• Exercise objective:
Up to and including the line with "legend_paths = [line_seg", write out the listing from its first line, minus the pictures.

• Raw data:
◆ ◆ ◆

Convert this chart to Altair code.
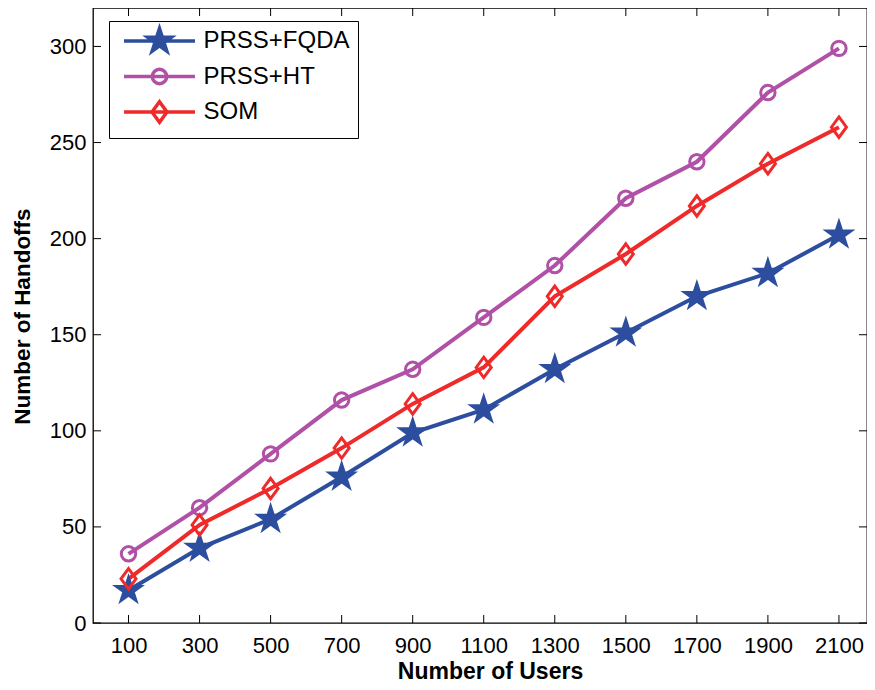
import math
import altair as alt
import pandas as pd

# ---- data ----
users = [100, 300, 500, 700, 900, 1100, 1300, 1500, 1700, 1900, 2100]
prss_fqda = [17, 39, 54, 76, 99, 111, 132, 151, 170, 182, 202]
prss_ht = [36, 60, 88, 116, 132, 159, 186, 221, 240, 276, 299]
som = [23, 51, 70, 91, 114, 133, 170, 192, 217, 239, 258]
series_names = ["PRSS+FQDA", "PRSS+HT", "SOM"]
x_ticks = [100, 300, 500, 700, 900, 1100, 1300, 1500, 1700, 1900, 2100]
y_ticks = [0, 50, 100, 150, 200, 250, 300]

colors = ["#2D4E9F", "#B050A6", "#EE2A2A"]
fills = ["#2D4E9F", "transparent", "transparent"]

W, H = 774, 615


def f(v):
    return f"{v:.4f}"


def star_path(r, ri_ratio=0.382):
    pts = []
    for k in range(10):
        ang = math.radians(-90 + 36 * k)
        rr = r if k % 2 == 0 else r * ri_ratio
        pts.append((rr * math.cos(ang), rr * math.sin(ang)))
    return "M" + " L".join(f"{f(x)},{f(y)}" for x, y in pts) + " Z"


def circle_path(r):
    return (f"M{f(r)},0 A{f(r)},{f(r)} 0 1,1 {f(-r)},0 "
            f"A{f(r)},{f(r)} 0 1,1 {f(r)},0 Z")


def diamond_path(hw, hh):
    return f"M0,{f(-hh)} L{f(hw)},0 L0,{f(hh)} L{f(-hw)},0 Z"


# markers (symbol size 400 -> 10 px per path unit)
marker_paths = [star_path(1.25), circle_path(0.72), diamond_path(0.75, 1.02)]
# legend symbols: line segment + marker, same scale
line_seg = "M-3.55,0 L3.55,0 "
legend_paths = [line_seg + p for p in marker_paths]

rows = []
for name, vals in zip(series_names, [prss_fqda, prss_ht, som]):
    for x, y in zip(users, vals):
        rows.append({"x": x, "y": y, "series": name})
df = pd.DataFrame(rows)
xt = pd.DataFrame({"x": x_ticks})
yt = pd.DataFrame({"y": y_ticks})

x_axis = alt.Axis(
    values=x_ticks, format="d", title="Number of Users", grid=False, ticks=False,
    tickSize=0, domain=False, labelFontSize=22, labelFont="Liberation Sans",
    labelColor="black", labelPadding=12, titleFont="Liberation Sans",
    titleFontSize=23, titleFontWeight="bold", titleColor="black",
    titleBaseline="middle", titleX=397, titleY=48, labelFlush=False,
)
y_axis = alt.Axis(
    values=y_ticks, format="d", title="Number of Handoffs", grid=False, ticks=False,
    tickSize=0, domain=False, labelFontSize=22, labelFont="Liberation Sans",
    labelColor="black", labelPadding=7, titleFont="Liberation Sans",
    titleFontSize=22.5, titleFontWeight="bold", titleColor="black",
    titleAngle=-90, titleBaseline="middle", titleX=-70.5, titleY=308,
    labelFlush=False,
)

x_scale = alt.Scale(domain=[0, 2179], nice=False, zero=False)
y_scale = alt.Scale(domain=[0, 320], nice=False)

x_enc = alt.X("x:Q", scale=x_scale, axis=x_axis)
y_enc = alt.Y("y:Q", scale=y_scale, axis=y_axis)

lines = alt.Chart(df).mark_line(strokeWidth=4).encode(
    x=x_enc, y=y_enc,
    color=alt.Color("series:N", scale=alt.Scale(domain=series_names, range=colors), legend=None),
    order=alt.Order("x:Q"),
)

points = alt.Chart(df).mark_point(size=400, strokeWidth=3, opacity=1, filled=True).encode(
    x=x_enc, y=y_enc,
    shape=alt.Shape("series:N", scale=alt.Scale(domain=series_names, range=marker_paths), legend=None),
    stroke=alt.Stroke("series:N", scale=alt.Scale(domain=series_names, range=colors), legend=None),
    fill=alt.Fill("series:N", scale=alt.Scale(domain=series_names, range=fills), legend=None),
)

leg = alt.Legend(
    title=None, orient="none", legendX=16, legendY=13, symbolSize=400,
    symbolStrokeWidth=3.5, symbolOffset=30.5, labelFontSize=24,
    labelFont="Liberation Sans", labelColor="black", strokeColor="black",
    fillColor="white", padding=8, rowPadding=2.5, labelOffset=32,
    cornerRadius=0, labelLimit=400,
)

legend_layer = alt.Chart(df).transform_filter("datum.y < -1000").mark_point(
    size=400, opacity=1, filled=True
).encode(
    x=x_enc, y=y_enc,
    shape=alt.Shape("series:N", scale=alt.Scale(domain=series_names, range=legend_paths), legend=leg),
    stroke=alt.Stroke("series:N", scale=alt.Scale(domain=series_names, range=colors), legend=leg),
    fill=alt.Fill("series:N", scale=alt.Scale(domain=series_names, range=fills), legend=leg),
)

tick_len = 8
x_ticks_bottom = alt.Chart(xt).mark_rule(color="black", strokeWidth=1).encode(
    x=alt.X("x:Q", scale=x_scale, axis=x_axis), y=alt.value(H), y2=alt.value(H - tick_len))
x_ticks_top = alt.Chart(xt).mark_rule(color="black", strokeWidth=1).encode(
    x=alt.X("x:Q", scale=x_scale, axis=x_axis), y=alt.value(0), y2=alt.value(tick_len))
y_ticks_left = alt.Chart(yt).mark_rule(color="black", strokeWidth=1).encode(
    y=alt.Y("y:Q", scale=y_scale, axis=y_axis), x=alt.value(0), x2=alt.value(tick_len))
y_ticks_right = alt.Chart(yt).mark_rule(color="black", strokeWidth=1).encode(
    y=alt.Y("y:Q", scale=y_scale, axis=y_axis), x=alt.value(W), x2=alt.value(W - tick_len))

chart = alt.layer(
    x_ticks_bottom, x_ticks_top, y_ticks_left, y_ticks_right,
    lines, points, legend_layer,
).resolve_scale(
    shape="independent", stroke="independent", fill="independent"
).properties(
    width=W, height=H,
    autosize=alt.AutoSizeParams(type="none"),
    padding={"left": 85, "top": 0, "right": 0, "bottom": 59},
    background="white",
).configure_view(
    stroke="black", strokeWidth=1.3
)

chart.save("out.html", embed_options={"renderer": "svg", "actions": False})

◆ ◆ ◆

• The output:
Convert this chart to Altair code.
import math
import altair as alt
import pandas as pd

# ---- data ----
users = [100, 300, 500, 700, 900, 1100, 1300, 1500, 1700, 1900, 2100]
prss_fqda = [17, 39, 54, 76, 99, 111, 132, 151, 170, 182, 202]
prss_ht = [36, 60, 88, 116, 132, 159, 186, 221, 240, 276, 299]
som = [23, 51, 70, 91, 114, 133, 170, 192, 217, 239, 258]
series_names = ["PRSS+FQDA", "PRSS+HT", "SOM"]
x_ticks = [100, 300, 500, 700, 900, 1100, 1300, 1500, 1700, 1900, 2100]
y_ticks = [0, 50, 100, 150, 200, 250, 300]

colors = ["#2D4E9F", "#B050A6", "#EE2A2A"]
fills = ["#2D4E9F", "transparent", "transparent"]

W, H = 774, 615


def f(v):
    return f"{v:.4f}"


def star_path(r, ri_ratio=0.382):
    pts = []
    for k in range(10):
        ang = math.radians(-90 + 36 * k)
        rr = r if k % 2 == 0 else r * ri_ratio
        pts.append((rr * math.cos(ang), rr * math.sin(ang)))
    return "M" + " L".join(f"{f(x)},{f(y)}" for x, y in pts) + " Z"


def circle_path(r):
    return (f"M{f(r)},0 A{f(r)},{f(r)} 0 1,1 {f(-r)},0 "
            f"A{f(r)},{f(r)} 0 1,1 {f(r)},0 Z")


def diamond_path(hw, hh):
    return f"M0,{f(-hh)} L{f(hw)},0 L0,{f(hh)} L{f(-hw)},0 Z"


# markers (symbol size 400 -> 10 px per path unit)
marker_paths = [star_path(1.25), circle_path(0.72), diamond_path(0.75, 1.02)]
# legend symbols: line segment + marker, same scale
line_seg = "M-3.55,0 L3.55,0 "
legend_paths = [line_seg + p for p in marker_paths]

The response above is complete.